Al Qur'an dan politik

Kekuasaan Politik Perspektif Al-Qur’an

Kekuasaan Politik Perspektif al-Qur’an
Affanoer Wonosobo
Kajian teoretis ataupun perspektif praktis perbincangan tentang makna kekuasaan politik dalam semua sisinya tetap menjadi wacana actual yang tak berkesudahan. Hal ini disebabkan, karena keberadaannya secara fungsional identik dengan keberadaan masyarakat itu sendiri. Selain itu, konsep kekuasaan politik belumlah sepenuhnya menjadi kesepakatan semua orang. Bahkan masih banyak kalangan yang menganggap kekuasaan politik sebagai sesuatu yang jelek dan harus dihindari, kekuasaan politik disinonimkan dengan tipu daya muslihat dan kelicikan.
Sebagai wacana dan upaya mendudukan istilah kekuasaan politik, pengkajian terhadap istilah ini dalam prespektif Islam sangat diperlukan, terutama dalam kerangka penemuan konsep-konsep kekuasaan politik dalam perspektif al-Qur’an.

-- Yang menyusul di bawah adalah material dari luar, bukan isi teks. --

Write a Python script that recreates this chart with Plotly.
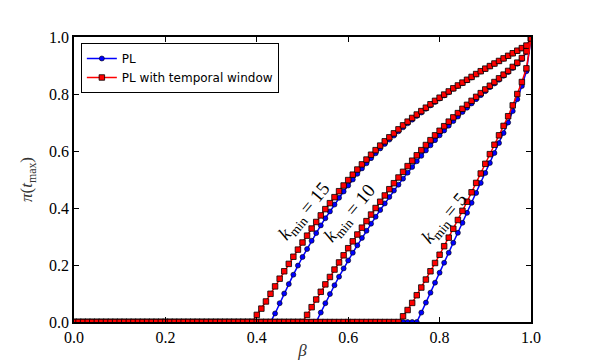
import plotly.graph_objects as go

# beta grid (step 0.01, 0.00 ... 1.00)
beta = [round(i * 0.01, 2) for i in range(101)]

# PL (blue circles)
pl_k15 = [0, 0, 0, 0, 0, 0, 0, 0, 0, 0, 0, 0, 0, 0, 0, 0, 0, 0, 0, 0,
          0, 0, 0, 0, 0, 0, 0, 0, 0, 0, 0, 0, 0, 0, 0, 0, 0, 0, 0, 0,
          0, 0, 0, 0,
          0.030, 0.066, 0.100, 0.133, 0.166, 0.198, 0.228,
          0.256, 0.285, 0.312, 0.339, 0.364, 0.388, 0.412, 0.436, 0.458, 0.479,
          0.500, 0.520, 0.539, 0.557, 0.575, 0.592, 0.609, 0.625, 0.640, 0.654,
          0.669, 0.683, 0.697, 0.710, 0.723, 0.735, 0.748, 0.760, 0.772, 0.784,
          0.795, 0.806, 0.818, 0.828, 0.838, 0.848, 0.858, 0.869, 0.879, 0.888,
          0.897, 0.906, 0.915, 0.924, 0.933, 0.942, 0.951, 0.960, 0.969, 0.995]
pl_k10 = [0, 0, 0, 0, 0, 0, 0, 0, 0, 0, 0, 0, 0, 0, 0, 0, 0, 0, 0, 0,
          0, 0, 0, 0, 0, 0, 0, 0, 0, 0, 0, 0, 0, 0, 0, 0, 0, 0, 0, 0,
          0, 0, 0, 0, 0, 0, 0, 0, 0, 0, 0, 0, 0, 0,
          0.033, 0.066, 0.098, 0.129, 0.159, 0.188, 0.216,
          0.243, 0.269, 0.295, 0.320, 0.345, 0.369, 0.393, 0.416, 0.439, 0.461,
          0.482, 0.503, 0.524, 0.544, 0.564, 0.583, 0.602, 0.620, 0.638, 0.655,
          0.672, 0.689, 0.705, 0.721, 0.737, 0.752, 0.767, 0.782, 0.796, 0.810,
          0.824, 0.837, 0.850, 0.864, 0.877, 0.891, 0.906, 0.922, 0.947, 0.995]
pl_k5 = [0, 0, 0, 0, 0, 0, 0, 0, 0, 0, 0, 0, 0, 0, 0, 0, 0, 0, 0, 0,
         0, 0, 0, 0, 0, 0, 0, 0, 0, 0, 0, 0, 0, 0, 0, 0, 0, 0, 0, 0,
         0, 0, 0, 0, 0, 0, 0, 0, 0, 0, 0, 0, 0, 0, 0, 0, 0, 0, 0, 0,
         0, 0, 0, 0, 0, 0, 0, 0, 0, 0, 0, 0, 0, 0, 0, 0,
         0.033, 0.068, 0.103, 0.138, 0.173,
         0.208, 0.243, 0.278, 0.313, 0.348, 0.383, 0.418, 0.453, 0.488, 0.523,
         0.558, 0.593, 0.628, 0.663, 0.700, 0.740, 0.782, 0.828, 0.880, 0.995]

# PL with temporal window (red squares)
tw_k15 = [0, 0, 0, 0, 0, 0, 0, 0, 0, 0, 0, 0, 0, 0, 0, 0, 0, 0, 0, 0,
          0, 0, 0, 0, 0, 0, 0, 0, 0, 0, 0, 0, 0, 0, 0, 0, 0, 0, 0, 0,
          0.025, 0.047, 0.072, 0.099, 0.125, 0.152, 0.178, 0.204, 0.229, 0.254,
          0.279,
          0.303, 0.328, 0.351, 0.374, 0.396, 0.417, 0.438, 0.459, 0.479, 0.498,
          0.517, 0.535, 0.553, 0.570, 0.587, 0.603, 0.619, 0.634, 0.648, 0.662,
          0.676, 0.690, 0.703, 0.716, 0.728, 0.740, 0.752, 0.764, 0.776, 0.787,
          0.798, 0.809, 0.820, 0.830, 0.840, 0.850, 0.860, 0.870, 0.880, 0.889,
          0.898, 0.907, 0.916, 0.925, 0.934, 0.943, 0.952, 0.961, 0.970, 0.995]
tw_k10 = [0, 0, 0, 0, 0, 0, 0, 0, 0, 0, 0, 0, 0, 0, 0, 0, 0, 0, 0, 0,
          0, 0, 0, 0, 0, 0, 0, 0, 0, 0, 0, 0, 0, 0, 0, 0, 0, 0, 0, 0,
          0, 0, 0, 0, 0, 0, 0, 0, 0, 0, 0,
          0.025, 0.052, 0.079, 0.106, 0.132, 0.158, 0.184, 0.209, 0.234, 0.259,
          0.283, 0.307, 0.331, 0.354, 0.377, 0.400, 0.422, 0.444, 0.466, 0.487,
          0.507, 0.527, 0.547, 0.566, 0.585, 0.603, 0.621, 0.638, 0.655, 0.671,
          0.687, 0.703, 0.718, 0.733, 0.748, 0.762, 0.776, 0.790, 0.803, 0.816,
          0.829, 0.842, 0.855, 0.868, 0.881, 0.895, 0.910, 0.926, 0.950, 0.995]
tw_k5 = [0, 0, 0, 0, 0, 0, 0, 0, 0, 0, 0, 0, 0, 0, 0, 0, 0, 0, 0, 0,
         0, 0, 0, 0, 0, 0, 0, 0, 0, 0, 0, 0, 0, 0, 0, 0, 0, 0, 0, 0,
         0, 0, 0, 0, 0, 0, 0, 0, 0, 0, 0, 0, 0, 0, 0, 0, 0, 0, 0, 0,
         0, 0, 0, 0, 0, 0, 0, 0, 0, 0, 0, 0,
         0.020, 0.042, 0.067, 0.094, 0.121, 0.149, 0.178, 0.207, 0.236,
         0.266, 0.296, 0.327, 0.358, 0.390, 0.422, 0.455, 0.488, 0.521, 0.555,
         0.589, 0.622, 0.655, 0.688, 0.722, 0.760, 0.800, 0.842, 0.890, 0.995]

tick_vals = [0.0, 0.2, 0.4, 0.6, 0.8, 1.0]
tick_text = ["0.0", "0.2", "0.4", "0.6", "0.8", "1.0"]

labels = ["<i>k</i><sub>min</sub> = 15", "<i>k</i><sub>min</sub> = 10", "<i>k</i><sub>min</sub> = 5"]
label_x = [0.505, 0.604, 0.812]
label_y = [0.385, 0.38, 0.36]

fig = go.Figure()

for i, ys in enumerate([pl_k15, pl_k10, pl_k5]):
    fig.add_trace(go.Scatter(
        x=beta, y=ys, mode="lines+markers", name="PL",
        legendgroup="pl", showlegend=(i == 0),
        line=dict(color="#0000ff", width=1.5),
        marker=dict(symbol="circle", size=5, color="#0000ff",
                    line=dict(color="black", width=0.6)),
    ))
for i, ys in enumerate([tw_k15, tw_k10, tw_k5]):
    fig.add_trace(go.Scatter(
        x=beta, y=ys, mode="lines+markers", name="PL with temporal window",
        legendgroup="tw", showlegend=(i == 0),
        line=dict(color="#ff0000", width=1.5),
        marker=dict(symbol="square", size=5.5, color="#ff0000",
                    line=dict(color="black", width=0.8)),
    ))

for t, xx, yy in zip(labels, label_x, label_y):
    fig.add_annotation(x=xx, y=yy, xref="x", yref="y", text=t, showarrow=False,
                       textangle=-50,
                       font=dict(family="Liberation Serif", size=19, color="black"))

axis_common = dict(
    showline=True, linecolor="black", linewidth=1.5, mirror="allticks",
    ticks="inside", ticklen=5, tickwidth=1, tickcolor="black",
    showgrid=False, zeroline=False, automargin=False,
    tickfont=dict(family="Liberation Serif", size=16, color="black"),
    tickvals=tick_vals, ticktext=tick_text,
)

fig.update_xaxes(range=[0, 1], **axis_common,
                 title=dict(text="<i>β</i>", standoff=4,
                            font=dict(family="Liberation Serif", size=17, color="#333")))
fig.update_yaxes(range=[0, 1], **axis_common,
                 title=dict(text="<i>π</i>(<i>t</i><sub>max</sub>)", standoff=12,
                            font=dict(family="Liberation Serif", size=17, color="#333")))

fig.update_layout(
    width=582, height=352,
    margin=dict(l=66, r=59, t=29, b=38, autoexpand=False),
    paper_bgcolor="white", plot_bgcolor="white",
    legend=dict(x=0.015, y=0.979, xanchor="left", yanchor="top",
                bgcolor="white", bordercolor="black", borderwidth=1,
                font=dict(family="DejaVu Sans", size=12, color="black"),
                tracegroupgap=0, itemwidth=30),
    showlegend=True,
)

fig.write_html("out.html")
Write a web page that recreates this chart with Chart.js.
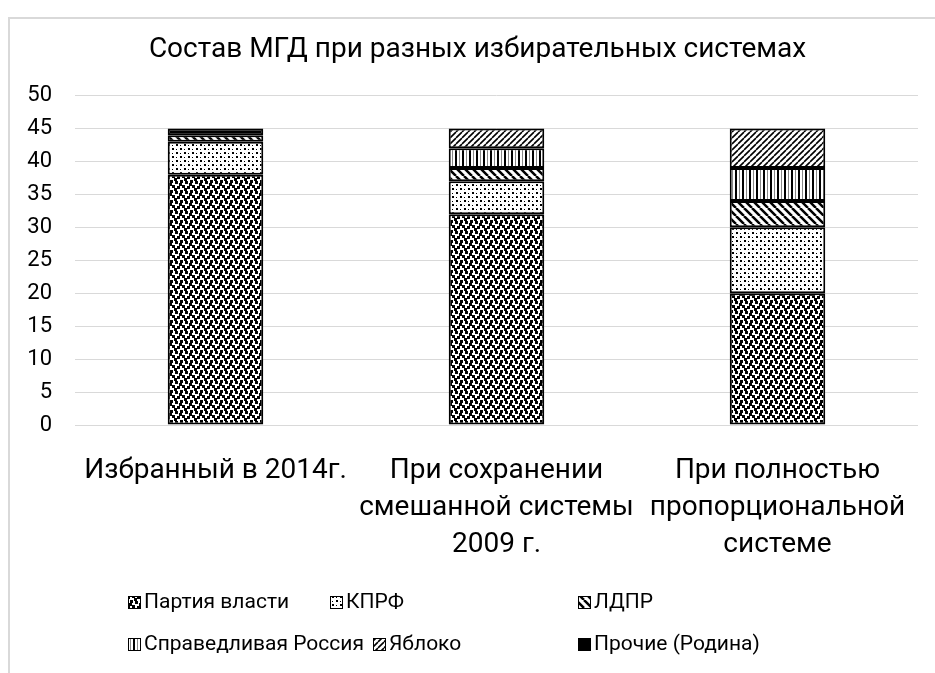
<!DOCTYPE html>
<html lang="ru">
    <head>
        <meta charset="utf-8" />
        <title>Состав МГД</title>
        <script src="https://cdn.jsdelivr.net/npm/chart.js"></script>
        <style>
            body { margin: 0; background: #fff; }
            #frame {
              position: absolute; left: 8px; top: 17px;
              width: 1000px; height: 1000px;
              border-left: 2px solid #d9d9d9; border-top: 2px solid #d9d9d9;
            }
            #chart { position: absolute; left: 0; top: 0; }
        </style>
    </head>
    <body>
        <div id="frame"></div>
        <canvas id="chart" width="935" height="673"></canvas>
        <script>
            // data
            const chartTitle = "Состав МГД при разных избирательных системах";
            const categories = [
              ["Избранный в 2014г."],
              ["При сохранении", "смешанной системы", "2009 г."],
              ["При полностью", "пропорциональной", "системе"]
            ];
            const seriesNames = ["Партия власти", "КПРФ", "ЛДПР", "Справедливая Россия", "Яблоко", "Прочие (Родина)"];
            const partyOfPower = [38, 32, 20];
            const kprf = [5, 5, 10];
            const ldpr = [1, 2, 4];
            const sr = [0, 3, 5];
            const yabloko = [0, 3, 6];
            const others = [1, 0, 0];
            const yMin = 0, yMax = 50, yStep = 5;

            const FONT = "Roboto, 'Noto Sans', sans-serif";

            // hatch fills, like the excel pattern fills
            function makePattern(w, h, draw) {
              const c = document.createElement("canvas");
              c.width = w; c.height = h;
              const g = c.getContext("2d");
              g.fillStyle = "#fff";
              g.fillRect(0, 0, w, h);
              g.fillStyle = "#000";
              g.strokeStyle = "#000";
              draw(g, w, h);
              return g.createPattern(c, "repeat");
            }

            const confetti = makePattern(10, 10, g => {
              [[0, 0], [5, 1], [2, 5], [7, 6], [4, 8], [9, 3]].forEach(([x, y]) => {
                g.fillRect(x, y, 3, 3);
                g.fillRect(x - 10, y, 3, 3);
                g.fillRect(x, y - 10, 3, 3);
              });
            });
            const dots = makePattern(8, 8, g => {
              g.fillRect(0, 0, 2, 2);
              g.fillRect(4, 4, 2, 2);
              g.fillRect(4, 1, 1, 1);
              g.fillRect(0, 5, 1, 1);
            });
            const downDiag = makePattern(8, 8, g => {
              g.lineWidth = 2.5;
              g.beginPath();
              [-8, 0, 8].forEach(o => { g.moveTo(o, 0); g.lineTo(o + 8, 8); });
              g.stroke();
            });
            const vertical = makePattern(7, 4, g => {
              g.fillRect(0, 0, 2, 4);
              g.fillStyle = "#888";
              g.fillRect(4, 0, 1, 4);
            });
            const upDiag = makePattern(6, 6, g => {
              g.lineWidth = 1.6;
              g.beginPath();
              [-6, 0, 6].forEach(o => { g.moveTo(o, 6); g.lineTo(o + 6, 0); });
              g.stroke();
            });

            const series = [partyOfPower, kprf, ldpr, sr, yabloko, others];
            const fills = [confetti, dots, downDiag, vertical, upDiag, "#000"];

            // legend laid out like the excel one: 3 columns, 2 rows
            const legendSpots = [[128, 603], [330, 603], [578, 603], [128, 645], [373, 645], [578, 645]];

            const gridLegend = {
              id: "gridLegend",
              afterLayout(chart) {
                // excel centres the title a bit to the right of the canvas middle
                chart.titleBlock.left += 37;
              },
              afterDraw(chart) {
                const ctx = chart.ctx;
                ctx.save();
                ctx.font = "21px " + FONT;
                ctx.textBaseline = "middle";
                chart.data.datasets.forEach((ds, i) => {
                  const [x, y] = legendSpots[i];
                  ctx.fillStyle = ds.backgroundColor;
                  ctx.fillRect(x, y - 7, 13, 13);
                  ctx.strokeStyle = "#000";
                  ctx.lineWidth = 1;
                  ctx.strokeRect(x + 0.5, y - 6.5, 12, 12);
                  ctx.fillStyle = "#000";
                  ctx.fillText(ds.label, x + 16, y);
                });
                ctx.restore();
              }
            };

            new Chart(document.getElementById("chart"), {
              type: "bar",
              data: {
                labels: categories,
                datasets: series.map((vals, i) => ({
                  label: seriesNames[i],
                  data: vals,
                  backgroundColor: fills[i],
                  borderColor: "#000",
                  borderWidth: 2,
                  borderSkipped: false,
                  barPercentage: 0.34,
                  categoryPercentage: 1
                }))
              },
              options: {
                responsive: false,
                animation: false,
                devicePixelRatio: 1,
                layout: { padding: { left: 0, right: 17, top: 0, bottom: 100 } },
                plugins: {
                  legend: { display: false },
                  tooltip: { enabled: false },
                  title: {
                    display: true,
                    text: chartTitle,
                    color: "#000",
                    font: { family: FONT, size: 28, weight: "normal" },
                    padding: { top: 33, bottom: 29 }
                  }
                },
                scales: {
                  x: {
                    stacked: true,
                    grid: { display: false },
                    border: { display: false },
                    ticks: {
                      color: "#000",
                      maxRotation: 0,
                      autoSkip: false,
                      padding: 19,
                      font: { family: FONT, size: 28, lineHeight: 37 / 28 }
                    },
                    afterFit: s => { s.height = 148; }
                  },
                  y: {
                    stacked: true,
                    min: yMin,
                    max: yMax,
                    grid: { color: "#d9d9d9", lineWidth: 1, drawTicks: false },
                    border: { display: false },
                    ticks: {
                      stepSize: yStep,
                      color: "#000",
                      padding: 23,
                      font: { family: FONT, size: 22 }
                    },
                    afterFit: s => { s.width = 75; }
                  }
                }
              },
              plugins: [gridLegend]
            });
        </script>
    </body>
</html>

Konsepsi Kekuasaan Politik dalam al-Qur’an
“Sesungguhnya Allah memerintahkan kamu menunaikan amanat kepada yang berhak menerimanya dan (memerintahkan kebijaksanaan) di antara kamu supaya menetapkannya dengan adil. Sesungguhnya Allah memberi pengajaran yang sebaik-baiknya kepada kamu. Sesungguhnya Allah maha mendengar lagi maha melihat. Wahai orang-orang yang beriman Taatilah Allah, taatilah rasul, dan ulil amri di antara kamu. Kemudian jika kamu berselisih tentang sesuatu, maka kembalikan kepada Allah (al-Qur’an) dan Rasul (Sunnah) jika kamu benar-benar beriman kepada Allah dan hari kemudian. Yang demikian itu lebih utama (bagimu) lagi lebih baik akibatnya “(QS. An-Nisa : 58-59)
Kedua ayat di tersebut dinilai oleh para ulama sebagai prinsip – prinsip pokok yang menghimpun ajaran Islam tentang kekuasaan dalam pengertian tanggung jawab terhadap amanahnya serta kekuasaan Allah swt[1]. Hal ini menandakan bahwa semua aspek kehidupan manusia telah diatur oleh Allah SWT melalui konstitusi yang ada di dalam Al-qur’an, ini menandakan adanya syumuliatul Islam.
Amanat dimaksudkan berkaitan dengan banyak hal, salah satu di antaranya adalah perlakuan adil. Keadilan yang dituntut ini bukan hanya terhadap kelompok, golongan, atau kaum muslim saja, tetapi mencakup seluruh manusia bahkan seluruh makhluk. [2]
Kalau kita meneliti lebih jauh tentang kekuasaan  dalam Surat An-Nisa 58-59, dalam latar belakang historisnya turunnya ayat ini bisa dilihat dalam Asbabun Nuzulnya.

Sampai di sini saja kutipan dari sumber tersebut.